To make substitution of the redundant row or column substantially transparent to a system employing the memory circuit, the memory circuit includes an address detection circuit. The address detection circuit monitors the row and column addresses and, when the address of a defective row or column is received, enables the redundant row or column instead.
One type of address detection circuit is a fuse-bank address detection circuit. Fuse-bank address detection circuits employ a bank of fuse based sense lines where each sense line corresponds to a bit of an address. The sense lines are programmed by blowing fuses in the sense lines in a pattern corresponding to the address of the defective row or column. Addresses are then detected by first applying a test voltage across the bank of sense lines. Then, bits of the address are applied to switches in the sense lines. If the pattern of blown fuses corresponds exactly to the pattern of address bits, the sense lines all block current and the voltage across the bank remains high. Otherwise, at least one sense line conducts and the voltage falls. A high voltage thus indicates the programmed address has been detected. A low voltage indicates a different address has been applied.
Typically, the fuses are blown by laser cutting the fuse conductors to remove the conductive paths through the fuses. One problem with such an approach is that laser cutting of the fuses is time consuming, difficult, and imprecise. As a consequence, the cost and reliability of memory devices employing fuse bank circuits can be less than satisfactory.

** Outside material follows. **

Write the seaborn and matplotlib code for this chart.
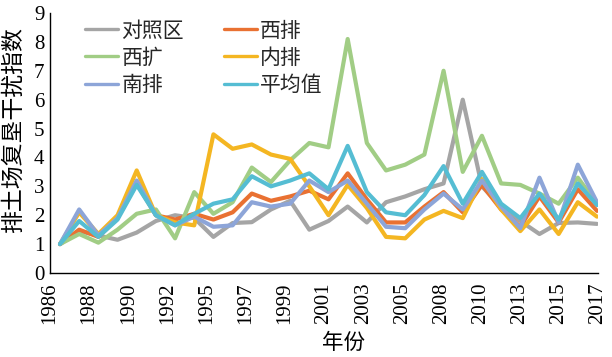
import numpy as np
import pandas as pd
import matplotlib
matplotlib.use("Agg")
import matplotlib.pyplot as plt
import seaborn as sns

years = [1986, 1987, 1988, 1989, 1990, 1991, 1992, 1993, 1995, 1996, 1997,
         1998, 1999, 2000, 2001, 2002, 2003, 2004, 2005, 2006, 2008, 2009,
         2010, 2011, 2013, 2014, 2015, 2016, 2017]
tick_labels = ["1986", "1988", "1990", "1992", "1995", "1997", "1999", "2001",
               "2003", "2005", "2008", "2010", "2013", "2015", "2017"]

series_names = ["对照区", "西排", "西扩", "内排", "南排", "平均值"]
control = [1.0, 1.45, 1.3, 1.15, 1.4, 1.8, 2.0, 1.9, 1.25, 1.73, 1.76, 2.2,
           2.5, 1.5, 1.8, 2.3, 1.75, 2.45, 2.65, 2.9, 3.1, 6.0, 3.0, 2.3,
           1.8, 1.35, 1.73, 1.75, 1.7]
west_dump = [1.0, 1.5, 1.25, 1.9, 3.1, 2.0, 1.85, 2.05, 1.85, 2.1, 2.75, 2.5,
             2.65, 2.85, 2.55, 3.45, 2.55, 1.75, 1.75, 2.3, 2.8, 2.1, 3.05,
             2.2, 1.6, 2.65, 1.75, 2.9, 2.15]
west_ext = [1.0, 1.35, 1.05, 1.5, 2.05, 2.2, 1.2, 2.8, 2.05, 2.45, 3.65, 3.15,
            3.9, 4.5, 4.35, 8.1, 4.5, 3.55, 3.75, 4.1, 7.0, 3.5, 4.75, 3.1,
            3.05, 2.75, 2.4, 3.3, 2.4]
inner_dump = [1.0, 2.1, 1.35, 2.0, 3.55, 2.0, 1.75, 1.65, 4.8, 4.3, 4.45, 4.1,
              3.95, 3.0, 2.0, 3.05, 2.25, 1.25, 1.2, 1.85, 2.15, 1.9, 3.25,
              2.2, 1.45, 2.2, 1.35, 2.45, 1.95]
south_dump = [1.0, 2.2, 1.3, 1.9, 3.2, 2.0, 1.65, 1.95, 1.6, 1.65, 2.45, 2.3,
              2.4, 3.2, 2.8, 3.2, 2.4, 1.6, 1.55, 2.2, 2.75, 2.2, 3.2, 2.3,
              1.55, 3.3, 1.75, 3.75, 2.45]
average = [1.0, 1.8, 1.25, 1.85, 3.05, 2.0, 1.65, 2.05, 2.4, 2.55, 3.35, 3.0,
           3.2, 3.45, 2.9, 4.4, 2.8, 2.1, 2.0, 2.7, 3.7, 2.4, 3.5, 2.4, 1.9,
           2.75, 1.85, 3.1, 2.35]
colors = ["#A5A5A5", "#E97132", "#A1CD85", "#F4B622", "#8DA5D8", "#55BDD3"]

values = [control, west_dump, west_ext, inner_dump, south_dump, average]
rows = []
for name, vals in zip(series_names, values):
    for i, (yr, v) in enumerate(zip(years, vals)):
        rows.append({"idx": i, "year": yr, "series": name, "value": v})
df = pd.DataFrame(rows)

sns.set_theme(style="white")
plt.rcParams["font.family"] = ["Liberation Serif", "Noto Sans CJK SC", "DejaVu Sans"]
cjk = ["Noto Sans CJK SC", "DejaVu Sans"]

fig = plt.figure(figsize=(6.12, 3.57), dpi=100)
ax = fig.add_axes([50 / 612, (357 - 273) / 357, 548 / 612, 260 / 357])

sns.lineplot(data=df, x="idx", y="value", hue="series", hue_order=series_names,
             palette=colors, linewidth=3.0, ax=ax, legend=True, sort=True)

n = len(years)
xmin = -10 / (537 / (n - 1))
xmax = (n - 1) + 1 / (537 / (n - 1))
ax.set_xlim(xmin, xmax)
ax.set_ylim(0, 9)
ax.set_yticks(range(0, 10))
ax.set_xticks(np.linspace(xmin, xmax, len(tick_labels)))
ax.set_xticklabels(tick_labels, rotation=90)
ax.tick_params(axis="both", direction="in", length=4, width=1, color="black",
               labelsize=15, labelcolor="black")
ax.tick_params(axis="x", pad=7)
ax.tick_params(axis="y", pad=4)
for s in ["top", "right"]:
    ax.spines[s].set_visible(False)
for s in ["left", "bottom"]:
    ax.spines[s].set_color("black")
    ax.spines[s].set_linewidth(1.0)

ax.set_xlabel("年份", family=cjk, fontsize=15.5, color="black")
ax.xaxis.set_label_coords(0.535, -0.225)
ax.set_ylabel("排土场复垦干扰指数", family=cjk, fontsize=16.5, color="black")
ax.yaxis.set_label_coords(-0.045, 0.55)

handles, labels = ax.get_legend_handles_labels()
hmap = dict(zip(labels, handles))
order = ["对照区", "西扩", "南排", "西排", "内排", "平均值"]
leg = ax.legend([hmap[k] for k in order], order, ncol=2, loc="upper left",
                bbox_to_anchor=(0.064, 0.975), frameon=False, borderpad=0,
                borderaxespad=0, handlelength=1.6, handletextpad=0.15,
                columnspacing=1.9, labelspacing=0.25,
                prop={"family": cjk, "size": 15})
for line in leg.get_lines():
    line.set_linewidth(2.4)

fig.savefig("out.png", dpi=100)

To eliminate the cost, difficulty, and expense of laser cutting, memory devices have recently been developed that employ antifuses in place of conventional fuses. Typical antifuses are parallel-plate capacitive structures that, in their unblown states, form open circuits. Such antifuses are "blown" by applying a high voltage across the antifuse. The high voltage causes a dielectric region of the parallel-plate capacitive structure to break down, forming a conductive path through the antifuse. Therefore, blown antifuses conduct and unblown antifuses do not conduct.
Parallel-plate capacitive antifuses can consume significant amounts of surface area on an integrated circuit die. Moreover, parallel-plate capacitive antifuses can require different sequences of processing steps from the processing steps for fabricating the remainder of the integrated circuit die. Consequently, the space consumption and processing incompatibility of antifuses can make antifuses an undesirable alternative to the fuses.